The San Diego Padres offense was dramatically changed this off-season. With all the offensive players added to the team, there was an immediate concern over who would play center field. Matt Kemp has a gold glove there from 2011, but he is clearly not capable of playing it on an every day basis.
Wil Myers was deemed the starting center fielder just before spring training, and he immediately embraced the challenge. Being the center fielder of a major league team is not an easy task by any means. There are a lot of responsibilities as far as defense goes and most people do not realize the work. Myers would have to learn a lot of spray charts in an attempt to position himself and his fellow outfielders in the right spot.
Myers has long strides and is fairly quick to the ball in center field. He has taken charge and I have witnessed him call off both Kemp and Justin Upton on fly balls. That’s what you want from your center fielder. He has to be aggressive and want every fly ball hit in the outfield. I was skeptical about Myers being able to handle every day duties on the field, but he has shown me that he will be more than adequate. A very impressive start from the young player.

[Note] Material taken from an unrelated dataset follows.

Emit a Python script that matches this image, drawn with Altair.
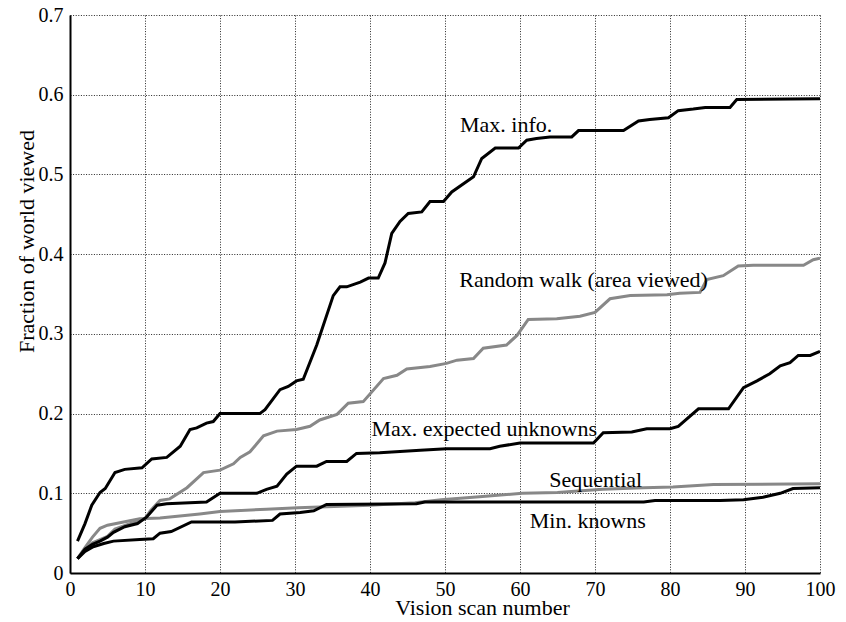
import altair as alt
import pandas as pd

# ---- axis ticks ----
x_ticks = [0, 10, 20, 30, 40, 50, 60, 70, 80, 90, 100]
y_ticks = [0, 0.1, 0.2, 0.3, 0.4, 0.5, 0.6, 0.7]

# ---- series (vertices) ----
maxinfo_x = [1, 2, 2.9, 4, 4.7, 6, 7.3, 9.6, 10.9, 12.9, 14.7, 16, 16.9, 18.2, 19.1, 20, 25.3, 26, 28, 29.1,
             30.2, 31.1, 32.9, 35.1, 36, 36.9, 38.7, 39.8, 41.1, 42, 42.9, 44, 45.1, 46.9, 48, 49.8, 50.9,
             53.8, 54.9, 56.7, 59.8, 60.9, 62.2, 64, 66.9, 67.8, 73.8, 75.8, 77.3, 79.8, 81.1, 83.1, 84.7,
             88, 88.9, 100]
maxinfo_y = [0.04, 0.062, 0.085, 0.101, 0.106, 0.126, 0.13, 0.132, 0.143, 0.145, 0.159, 0.18, 0.182, 0.188,
             0.19, 0.2, 0.2, 0.205, 0.23, 0.234, 0.241, 0.243, 0.286, 0.348, 0.359, 0.359, 0.365, 0.37, 0.37,
             0.389, 0.426, 0.441, 0.451, 0.453, 0.466, 0.466, 0.478, 0.497, 0.52, 0.533, 0.533, 0.543, 0.545,
             0.547, 0.547, 0.555, 0.555, 0.567, 0.569, 0.571, 0.58, 0.582, 0.584, 0.584, 0.594, 0.595]

random_x = [1, 2, 3, 4, 5, 6, 8, 10, 10.7, 12, 13.3, 15.6, 17.8, 20, 21.8, 22.7, 24, 25.8, 27.6, 30.2, 32,
            33.3, 35.6, 37.1, 39.1, 41.8, 43.6, 44.9, 48, 50.2, 51.6, 53.8, 55.1, 58.2, 59.6, 61.1, 64.9, 68,
            70, 72, 74.7, 79.6, 81.3, 84, 84.9, 87.1, 89.1, 91.1, 97.8, 99.1, 100]
random_y = [0.018, 0.03, 0.038, 0.042, 0.046, 0.055, 0.062, 0.068, 0.078, 0.091, 0.093, 0.107, 0.126, 0.129,
            0.137, 0.145, 0.152, 0.172, 0.178, 0.18, 0.184, 0.192, 0.199, 0.213, 0.215, 0.244, 0.248, 0.256,
            0.259, 0.263, 0.267, 0.269, 0.282, 0.286, 0.298, 0.318, 0.319, 0.322, 0.327, 0.344, 0.348, 0.349,
            0.351, 0.352, 0.368, 0.373, 0.385, 0.386, 0.386, 0.393, 0.395]

maxexp_x = [1, 2, 3, 4, 5, 5.8, 7.3, 9, 10.2, 11.6, 12.9, 18.2, 20, 24.9, 26.2, 27.6, 28.9, 30.2, 32.9, 34.2,
            36.9, 38.2, 41.3, 46.7, 50.2, 56, 57.3, 60, 69.8, 71.1, 74.9, 76.9, 80, 81.1, 83.8, 87.8, 89.8,
            91.6, 93.3, 94.7, 96, 97.1, 98.7, 100]
maxexp_y = [0.018, 0.03, 0.036, 0.04, 0.045, 0.051, 0.058, 0.062, 0.07, 0.085, 0.087, 0.089, 0.1, 0.1, 0.105,
            0.109, 0.124, 0.134, 0.134, 0.14, 0.14, 0.15, 0.151, 0.154, 0.156, 0.156, 0.159, 0.163, 0.163,
            0.176, 0.177, 0.181, 0.181, 0.184, 0.206, 0.206, 0.2325, 0.241, 0.25, 0.26, 0.264, 0.273, 0.273,
            0.278]

seq_x = [1, 2, 3, 4, 5, 9.3, 12, 17.3, 20, 26.2, 30.4, 40, 46, 49.5, 55, 60.3, 65, 71, 76.5, 80.4, 85.8, 100]
seq_y = [0.018, 0.032, 0.045, 0.056, 0.06, 0.068, 0.069, 0.074, 0.077, 0.08, 0.082, 0.085, 0.088, 0.092,
         0.096, 0.1, 0.101, 0.105, 0.107, 0.108, 0.111, 0.112]

minkn_x = [1, 2, 3.1, 4.5, 5.8, 9.3, 11.1, 12, 13.5, 16.2, 22, 27, 28, 30.7, 32.5, 34.2, 46.2, 47.3, 76.5,
           78, 86.7, 89.8, 92.4, 94.7, 96.4, 100]
minkn_y = [0.018, 0.027, 0.033, 0.037, 0.04, 0.042, 0.043, 0.05, 0.052, 0.064, 0.064, 0.066, 0.074, 0.076,
           0.078, 0.086, 0.087, 0.089, 0.089, 0.091, 0.091, 0.092, 0.095, 0.1, 0.106, 0.107]

series_names = ["Sequential", "Random walk", "Min. knowns", "Max. expected unknowns", "Max. info."]
series_colors = ["#888888", "#888888", "#000000", "#000000", "#000000"]
series_data = [(seq_x, seq_y), (random_x, random_y), (minkn_x, minkn_y), (maxexp_x, maxexp_y),
               (maxinfo_x, maxinfo_y)]

# ---- in-plot labels ----
label_text = ["Max. info.", "Random walk (area viewed)", "Max. expected unknowns", "Sequential", "Min. knowns"]
label_x = [52, 51.9, 40.2, 63.9, 61.3]
label_y = [0.553, 0.359, 0.1716, 0.108, 0.057]

rows = []
for k, (name, (xs, ys)) in enumerate(zip(series_names, series_data)):
    for i, (a, b) in enumerate(zip(xs, ys)):
        rows.append({"series": name, "scan": a, "frac": b, "i": i, "k": k})
df = pd.DataFrame(rows)

lab = pd.DataFrame({"label": label_text, "scan": label_x, "frac": label_y})

FONT = "Liberation Serif"

xscale = alt.Scale(domain=[0, 100], nice=False, zero=False)
yscale = alt.Scale(domain=[0, 0.7], nice=False, zero=True)

GRID = dict(grid=True, gridColor="#000000", gridDash=[1, 1.6], gridWidth=1, gridOpacity=0.85)

xaxis = alt.Axis(values=x_ticks, format="d", title="Vision scan number",
                 labelFont=FONT, labelFontSize=20, labelColor="black", labelPadding=6,
                 labelFlush=False, labelOverlap=False, ticks=False,
                 domainColor="black", domainWidth=2,
                 titleFont=FONT, titleFontSize=22, titleFontWeight="normal", titleColor="black",
                 titleX=412, titleY=41, titleAlign="center", titleBaseline="alphabetic", **GRID)
yaxis = alt.Axis(values=y_ticks, title="Fraction of world viewed",
                 labelExpr="datum.value == 0 ? '0' : format(datum.value, '.1f')",
                 labelFont=FONT, labelFontSize=20, labelColor="black", labelPadding=7,
                 labelFlush=False, labelOverlap=False, ticks=False,
                 domainColor="black", domainWidth=2,
                 titleFont=FONT, titleFontSize=22, titleFontWeight="normal", titleColor="black",
                 titleAngle=270, titleX=-37, titleY=226, titleAlign="center", titleBaseline="alphabetic",
                 **GRID)

lines = alt.Chart(df).mark_line(strokeWidth=3, clip=True).encode(
    x=alt.X("scan:Q", scale=xscale, axis=xaxis),
    y=alt.Y("frac:Q", scale=yscale, axis=yaxis),
    color=alt.Color("series:N", scale=alt.Scale(domain=series_names, range=series_colors), legend=None),
    detail="series:N",
    order="i:Q",
)

texts = alt.Chart(lab).mark_text(align="left", baseline="alphabetic", font=FONT, fontSize=22,
                                 color="black").encode(
    x=alt.X("scan:Q", scale=xscale, axis=xaxis),
    y=alt.Y("frac:Q", scale=yscale, axis=yaxis),
    text="label:N",
)

chart = alt.layer(lines, texts).properties(
    width=750, height=558,
    autosize=alt.AutoSizeParams(type="none"),
    padding={"left": 62, "top": 7, "right": 16, "bottom": 47},
    background="white",
).configure_view(strokeWidth=0)

chart.save("out.html", embed_options={"renderer": "svg", "actions": False})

When the immortal Tony Gwynn came up with the Padres he was considered a defensive liability. He wasn’t all that quick and his arm was average at best. Gwynn worked his tail off and became a great fielder. Earning 3 gold gloves for his work in the field. Point is that Myers is young enough to work on his craft and improve. He has shown the eagerness to learn and he is in a learning process wight now. If and when miscues happen, we as fans need to be patient and take solace in the fact that Wil Myers is 24 years old, and should be with the San Diego Padres for the next half decade or so. If Myers starts to figure it out in the next season or two, I would advise locking him up long-term extension.
The bat that Myers flashes is still in consistent, but you have to take in the fact that he is batting lead-off presently. Batting in the #1 hole is not in Myers future, if you ask me. He should be a middle of the order hitter, with the ability to hit second if he cuts down on the strike outs. As patient as Padres fans need to be with Myers on the field, his bat too will require a lot of tolerance. It’s just not all the way there quite yet.
His swing is a just little off right now. He tends to lift the ball instead of driving right through it. He finishes his swing upright almost like a gofer, he in my opinion, needs to make an adjustment. Myers makes consistent hard contact, and once he stops lifting he will hit line drives all over the field. Wil Myers has the ability to be a perennial All-Star once he figures it all out. You just have to make constant adjustments to succeed in the major leagues. You cannot be set in your ways and you must listen to outside criticism.
The future for Wil Myers seems bright in San Diego. For a player who had never once even visited the city of San Diego, he is adjusting well. The city will embrace him if he continues to hustle and have fun. That is really what Padres fans admire most. Any player can hustle down the line on a weak ground ball. Myers has busted his tail every time and I love seeing it. That kind of effort will go a long way towards keeping fans on your side. The additions GM A.J. Preller made were monumental, and Myers could very well be the steal of the off-season for the San Diego Padres.